Correct way to upload saved model weights faster r-cnn

I use a pretrained model to train a faster r-cnn, where I set pretrained to true including the backbone:

# set up model 
model = torchvision.models.detection.fasterrcnn_resnet50_fpn(pretrained=True, pretrained_backbone=True)
num_classes = 2  # 1 class (object) + background

# get number of input features for the classifier
in_features = model.roi_heads.box_predictor.cls_score.in_features

# replace the pre-trained head with a new one
model.roi_heads.box_predictor = FastRCNNPredictor(in_features, num_classes)

At inference, however, I’m unsure of the correct way of uploading my saved model weights.

There is a slight difference when I initialise my model like this where I set pretrained to false:

# set up model 
model_test = torchvision.models.detection.fasterrcnn_resnet50_fpn(pretrained=False, pretrained_backbone=False)
num_classes = num_classes  # 1 class (object) + background 

# get number of input features for the classifier
in_features = model_test.roi_heads.box_predictor.cls_score.in_features
# replace the pre-trained head with a new one
model_test.roi_heads.box_predictor = FastRCNNPredictor(in_features, num_classes)
model_test.to(device)
cpu_device = torch.device("cpu")

bestmodel = torch.load(bestmodel)
model_test.load_state_dict(bestmodel['state_dict'])

And like this when I set pretrained to true:

# set up model 
model_test = torchvision.models.detection.fasterrcnn_resnet50_fpn(pretrained=True, pretrained_backbone= True)

I’m talking a few more object proposals but a difference nonetheless. Any reason why this might be happening?

That’s an interesting observation as I would assume your load_state_dict operation would replace all parameters and buffers, which apparently doesn’t seem to be the case.
Could you write a quick check in comparing all parameters and buffers using both models and check where a mismatch is happening?

Thanks for the reply.

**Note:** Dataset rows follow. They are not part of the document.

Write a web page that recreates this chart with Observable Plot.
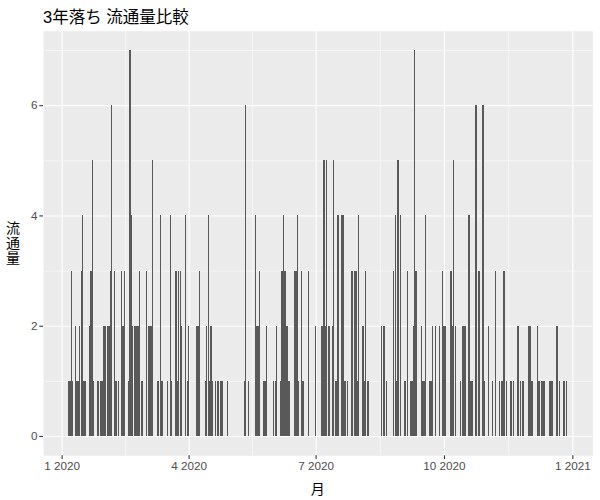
<!DOCTYPE html>
<html><head><meta charset="utf-8">
<script src="https://cdn.jsdelivr.net/npm/d3@7"></script>
<script src="https://cdn.jsdelivr.net/npm/@observablehq/plot@0.6"></script>
<style>
body{margin:0;background:#fff;}
#chart svg{font-family:"Liberation Sans",Arial,"Noto Sans CJK JP",sans-serif;}
</style>
</head><body><div id="chart"></div>
<script>
const title = "3年落ち 流通量比較";
const xLabel = "月";
const yLabel = ["流", "通", "量"];
const year = 2020;

// days of each month with listings, and the count on each of those days
const janDays = [6,7,8,9,11,12,13,14,15,16,17,18,21,22,23,24,27,29,30,31];
const janCounts = [1,1,3,1,2,1,1,2,3,4,1,1,2,3,5,1,1,1,1,2];
const febDays = [1,3,4,5,6,8,9,11,13,14,15,18,19,20,21,22,23,24,25,26,27,28];
const febCounts = [2,2,2,3,6,3,1,1,3,2,3,1,7,4,2,2,2,2,2,3,1,1];
const marDays = [2,3,4,5,6,10,12,13,17,19,20,23,24,25,26,27,30,31];
const marCounts = [3,2,2,2,5,1,4,1,1,4,1,3,1,3,3,2,4,1];
const aprDays = [1,7,8,9,13,14,15,16,17,18,20,22,24,25,29];
const aprCounts = [2,2,2,3,1,2,4,1,2,1,1,1,1,1,1];
const mayDays = [11,12,14,19,20,21,22,25,26,27];
const mayCounts = [1,6,1,4,2,2,3,1,1,2];
const junDays = [1,2,3,6,7,8,9,10,11,12,16,17,18,19,21,22,26];
const junCounts = [1,1,2,1,3,4,3,2,2,1,3,3,4,1,3,1,3];
const julDays = [1,5,6,7,8,9,10,11,13,14,15,16,17,20,21,22,24,27,29,30,31];
const julCounts = [2,2,2,5,2,5,2,2,2,5,1,1,4,4,4,1,1,3,3,3,1];
const augDays = [1,4,5,6,7,8,17,19,21,26,27,28,29,31];
const augCounts = [4,2,1,3,1,1,2,2,1,3,4,1,5,4];
const sepDays = [3,5,7,8,9,10,11,15,16,17,18,21,22,23,25,28,30];
const sepCounts = [1,3,1,1,2,7,3,2,1,1,4,1,1,2,2,2,3];
const octDays = [1,2,6,7,8,9,13,14,15,16,19,20,21,24,26,29,30];
const octCounts = [2,2,3,2,5,2,1,2,2,2,4,1,1,6,3,6,1];
const novDays = [2,5,7,10,11,12,13,15,18,20,23,25,26,27];
const novCounts = [2,1,3,1,1,1,3,1,1,1,2,1,1,1];
const decDays = [1,2,3,7,8,10,11,12,16,17,18,21,23,26,28];
const decCounts = [2,2,1,2,1,1,1,1,1,1,1,2,1,1,1];

const yTicks = [0, 2, 4, 6];
const yMinor = [1, 3, 5, 7];
const xTicks = [[2020,0,1],[2020,3,1],[2020,6,1],[2020,9,1],[2021,0,1]];
const xMinor = [[2020,1,15,12],[2020,4,16,12],[2020,7,16,0],[2020,10,16,0]];

const monthDays = [janDays,febDays,marDays,aprDays,mayDays,junDays,julDays,augDays,sepDays,octDays,novDays,decDays];
const monthCounts = [janCounts,febCounts,marCounts,aprCounts,mayCounts,junCounts,julCounts,augCounts,sepCounts,octCounts,novCounts,decCounts];
const data = monthDays.flatMap((days, m) => days.map((day, i) => ({date: new Date(Date.UTC(year, m, day)), count: monthCounts[m][i]})));

const toDate = a => new Date(Date.UTC(a[0], a[1], a[2], a[3] || 0));
const majorDates = xTicks.map(toDate);
const minorDates = xMinor.map(toDate);

const halfBar = 0.45 * 864e5;
const [lo, hi] = d3.extent(data, d => d.date);
const xlo = +lo - halfBar, xhi = +hi + halfBar, xpad = 0.05 * (xhi - xlo);
const ymax = d3.max(data, d => d.count), ypad = 0.05 * ymax;

const W = 600, H = 500;
const mL = 43, mR = 7.6, mT = 30.7, mB = 44.7;

const chart = Plot.plot({
  width: W, height: H,
  marginLeft: mL, marginRight: mR, marginTop: mT, marginBottom: mB,
  style: {fontFamily: '"Liberation Sans",Arial,"Noto Sans CJK JP",sans-serif', background: "white"},
  x: {type: "utc", domain: [new Date(xlo - xpad), new Date(xhi + xpad)]},
  y: {domain: [-ypad, ymax + ypad]},
  marks: [
    Plot.frame({fill: "#EBEBEB"}),
    Plot.gridY(yMinor, {stroke: "white", strokeOpacity: 1, strokeWidth: 0.55}),
    Plot.gridX(minorDates, {stroke: "white", strokeOpacity: 1, strokeWidth: 0.55}),
    Plot.gridY(yTicks, {stroke: "white", strokeOpacity: 1, strokeWidth: 1.1}),
    Plot.gridX(majorDates, {stroke: "white", strokeOpacity: 1, strokeWidth: 1.1}),
    Plot.rectY(data, {
      x1: d => new Date(+d.date - halfBar),
      x2: d => new Date(+d.date + halfBar),
      y1: 0, y2: "count", fill: "#595959", shapeRendering: "crispEdges"
    }),
    Plot.axisX(majorDates, {
      tickFormat: d => `${d.getUTCMonth() + 1} ${d.getUTCFullYear()}`,
      tickSize: 3.7, tickPadding: 2.5, stroke: "#333333", strokeWidth: 1.07,
      fill: "#4D4D4D", fontSize: 11.7, label: null
    }),
    Plot.axisY(yTicks, {
      tickFormat: d => String(d),
      tickSize: 3.7, tickPadding: 2.2, stroke: "#333333", strokeWidth: 1.07,
      fill: "#4D4D4D", fontSize: 11.7, label: null
    })
  ]
});

const svg = d3.select(chart);
svg.append("text").attr("x", mL).attr("y", 23).attr("text-anchor", "start").attr("font-size", 16.5).attr("fill", "black").text(title);
const yl = svg.append("text").attr("x", 13).attr("text-anchor", "middle").attr("font-size", 14).attr("fill", "black");
yLabel.forEach((ch, i) => yl.append("tspan").attr("x", 13).attr("y", 233 + i * 15).text(ch));
svg.append("text").attr("x", (mL + W - mR) / 2).attr("y", 494).attr("text-anchor", "middle").attr("font-size", 14).attr("fill", "black").text(xLabel);

document.getElementById("chart").appendChild(chart);
</script>
</body></html>
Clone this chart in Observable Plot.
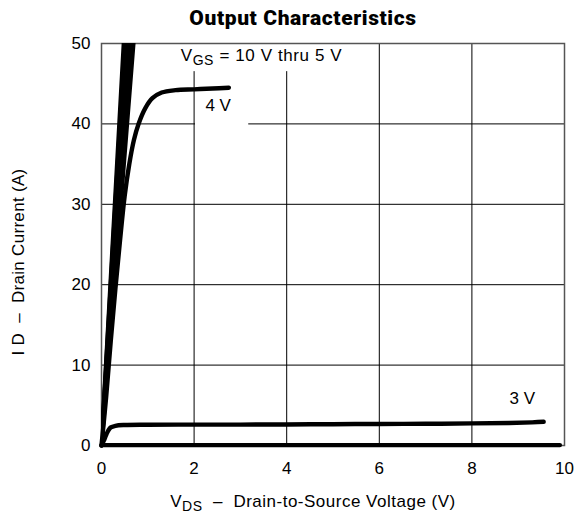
<!DOCTYPE html>
<html><head>
<meta charset="utf-8">
<script src="https://cdn.jsdelivr.net/npm/d3@7"></script>
<script src="https://cdn.jsdelivr.net/npm/@observablehq/plot@0.6"></script>
<style>
body{margin:0;background:#fff;}
#c svg{display:block;}
</style>
</head><body><div id="c"></div>
<script>
// Curves for VGS = 10 V ... 5 V (steep ohmic lines): drain voltage reached at ID = 50 A
const steepGates = ["10 V","9 V","8 V","7 V","6 V","5 V"];
const steepVAt50A = [0.48, 0.50, 0.53, 0.57, 0.62, 0.69];
const steepI = [0, 50];

// VGS = 4 V
const v4V = [0, 0.1, 0.2, 0.3, 0.4, 0.5, 0.6, 0.7, 0.8, 0.95, 1.1, 1.3, 1.6, 2.0, 2.4, 2.75];
const i4V = [0, 6, 13, 19.5, 25.5, 31, 35, 38, 40, 42, 43.2, 43.9, 44.2, 44.3, 44.4, 44.5];

// VGS = 3 V
const v3V = [0, 0.05, 0.1, 0.15, 0.2, 0.3, 0.5, 1, 2, 3, 4, 5, 6, 7, 8, 8.8, 9.3, 9.55];
const i3V = [0, 0.6, 1.3, 1.9, 2.25, 2.45, 2.55, 2.58, 2.6, 2.6, 2.62, 2.65, 2.68, 2.7, 2.75, 2.8, 2.88, 2.95];

// VGS below 3 V (essentially zero current)
const vLow = [0, 9.9];
const iLow = [0.05, 0.05];

const xTicks = [0, 2, 4, 6, 8, 10];
const yTicks = [0, 10, 20, 30, 40, 50];
const gridX = [2, 4, 6, 8];
const gridY = [10, 20, 30, 40];

// curve labels
const labelText = ["VGS = 10 V thru 5 V", "4 V", "3 V"];
const labelV = [1.71, 2.52, 9.09];
const labelI = [48.5, 42.3, 5.85];

// white boxes behind annotations (data coords)
const boxes = [
  {x1: 1.62, x2: 5.6, y1: 46.5, y2: 50},
  {x1: 2.03, x2: 3.18, y1: 39.0, y2: 43.6}
];

const steepRows = [];
steepGates.forEach((g, k) => {
  steepRows.push({curve: g, v: 0, i: steepI[0]});
  steepRows.push({curve: g, v: steepVAt50A[k], i: steepI[1]});
});
const rows = [];
v4V.forEach((v, k) => rows.push({curve: "4 V", v, i: i4V[k]}));
v3V.forEach((v, k) => rows.push({curve: "3 V", v, i: i3V[k]}));
vLow.forEach((v, k) => rows.push({curve: "low", v, i: iLow[k]}));

const labels = labelText.map((t, k) => ({t, v: labelV[k], i: labelI[k]}));

const font = "'Liberation Sans', Arial, sans-serif";

const chart = Plot.plot({
  width: 576,
  height: 521,
  marginTop: 43,
  marginBottom: 76,
  marginLeft: 101,
  marginRight: 12,
  style: {fontFamily: font, fontSize: "16px", color: "#000", background: "#fff", overflow: "visible"},
  x: {domain: [0, 10]},
  y: {domain: [0, 50]},
  marks: [
    Plot.gridX(gridX, {stroke: "#000", strokeOpacity: 1, strokeWidth: 1}),
    Plot.gridY(gridY, {stroke: "#000", strokeOpacity: 1, strokeWidth: 1}),
    Plot.rect(boxes, {x1: "x1", x2: "x2", y1: "y1", y2: "y2", fill: "#fff"}),
    Plot.frame({stroke: "#555", strokeWidth: 1.5}),
    Plot.line(steepRows, {x: "v", y: "i", z: "curve", stroke: "#000", strokeWidth: 4.2, clip: true}),
    Plot.line(rows, {x: "v", y: "i", z: "curve", stroke: "#000", strokeWidth: 4.4, curve: "catmull-rom"}),
    Plot.text(labels.slice(0, 1), {x: "v", y: "i", text: "t", textAnchor: "start", fontSize: 17, fill: "#000"}),
    Plot.text(labels.slice(1), {x: "v", y: "i", text: "t", textAnchor: "middle", fontSize: 17, fill: "#000"}),
    Plot.axisX({ticks: xTicks, tickSize: 0, tickPadding: 16, label: null, fontSize: 17}),
    Plot.axisY({ticks: yTicks, tickSize: 0, tickPadding: 11, label: null, fontSize: 17})
  ]
});

document.getElementById("c").appendChild(chart);
const svg = d3.select(chart);

// subscript for the VGS annotation
svg.selectAll("text").each(function() {
  const el = d3.select(this);
  if (el.text() === "VGS = 10 V thru 5 V") {
    el.text(null);
    el.attr("letter-spacing", "0.6");
    el.append("tspan").text("V");
    el.append("tspan").attr("dy", "4").attr("font-size", "14").text("GS");
    el.append("tspan").attr("dy", "-4").text(" = 10 V thru 5 V");
  }
});

// title
svg.append("text")
  .attr("x", 303).attr("y", 25)
  .attr("text-anchor", "middle")
  .attr("font-family", "Roboto, 'Liberation Sans', Arial, sans-serif")
  .attr("font-weight", 900)
  .attr("font-size", 21)
  .attr("letter-spacing", "0.6")
  .attr("fill", "#000")
  .text("Output Characteristics");

// x axis label
const xl = svg.append("text")
  .attr("x", 313).attr("y", 507)
  .attr("text-anchor", "middle")
  .attr("font-family", font).attr("font-size", 17).attr("fill", "#000")
  .attr("letter-spacing", "0.5")
  .attr("xml:space", "preserve");
xl.append("tspan").text("V");
xl.append("tspan").attr("dy", "4").attr("font-size", "14").text("DS");
xl.append("tspan").attr("dy", "-4").text("  \u2013  Drain-to-Source Voltage (V)");

// y axis label
svg.append("text")
  .attr("transform", "translate(24,262) rotate(-90)")
  .attr("text-anchor", "middle")
  .attr("font-family", font).attr("font-size", 17).attr("fill", "#000")
  .attr("letter-spacing", "0.3")
  .attr("xml:space", "preserve")
  .text("I D  \u2013  Drain Current (A)");
</script>
</body></html>
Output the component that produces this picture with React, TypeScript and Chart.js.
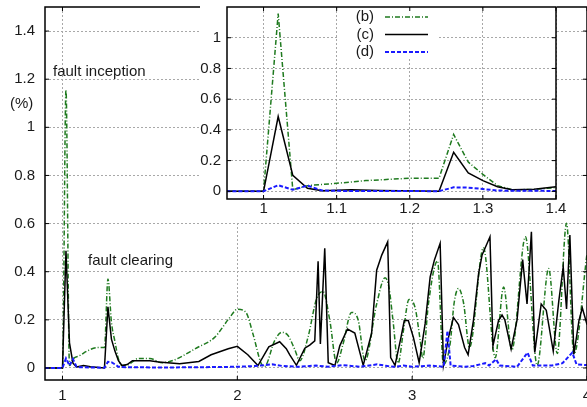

Yes, I assumed that loading the state_dict would override everything.

Would this be sufficient to check the parameters?

pytorch_total_parameters = sum(p.numel() for p in model.parameters())

No, you would have to use something like:

modelA = torchvision.models.detection.fasterrcnn_resnet50_fpn(pretrained=True, pretrained_backbone=True)
num_classes = 2  # 1 class (object) + background

# get number of input features for the classifier
in_features = modelA.roi_heads.box_predictor.cls_score.in_features

# replace the pre-trained head with a new one
modelA.roi_heads.box_predictor = torchvision.models.detection.faster_rcnn.FastRCNNPredictor(in_features, num_classes)


model_test = torchvision.models.detection.fasterrcnn_resnet50_fpn(pretrained=False, pretrained_backbone=False)
num_classes = num_classes  # 1 class (object) + background 

# get number of input features for the classifier
in_features = model_test.roi_heads.box_predictor.cls_score.in_features
# replace the pre-trained head with a new one
model_test.roi_heads.box_predictor = torchvision.models.detection.faster_rcnn.FastRCNNPredictor(in_features, num_classes)

model_test.load_state_dict(modelA.state_dict())
# <All keys matched successfully>


for name, param in modelA.named_parameters():
    param_test = model_test.state_dict()[name]
    if not (param==param_test).all():
        print("Mismatch in {}".format(name))

for name, param in modelA.named_buffers():
    param_test = model_test.state_dict()[name]
    if not (param==param_test).all():
        print("Mismatch in {}".format(name))
1 Like

So I’ve just got back round to this and tested the code you provided. There are no mismatches apparently, as nothing is caught.

So I’m not really sure what is going on here. The only thing that changes with this code is the loading of the model as you have seen.

I have also done inference with simply a pretrained model (no weights uploaded) and a model that is not trained on anything whatsoever. Naturally the results are poor, but nonetheless shows that uploading a saved model produces desirable results.

Could it be that uploading the state dicts does some kind of operation on the previously loaded parameters?

Just to make sure: you did test your actual models using my code snippet and you weren’t able to find any mismatches?

I’m not sure what “uploading” the state_dict means in this context, but accessing it via model.state_dict() and storing it will not change anything in the model.

If you are still seeing different results I would guess that parts of the model are not initialized as parameters or buffers and thus not shown in the state_dict.
Could you check which layer creates the different outputs in both approaches?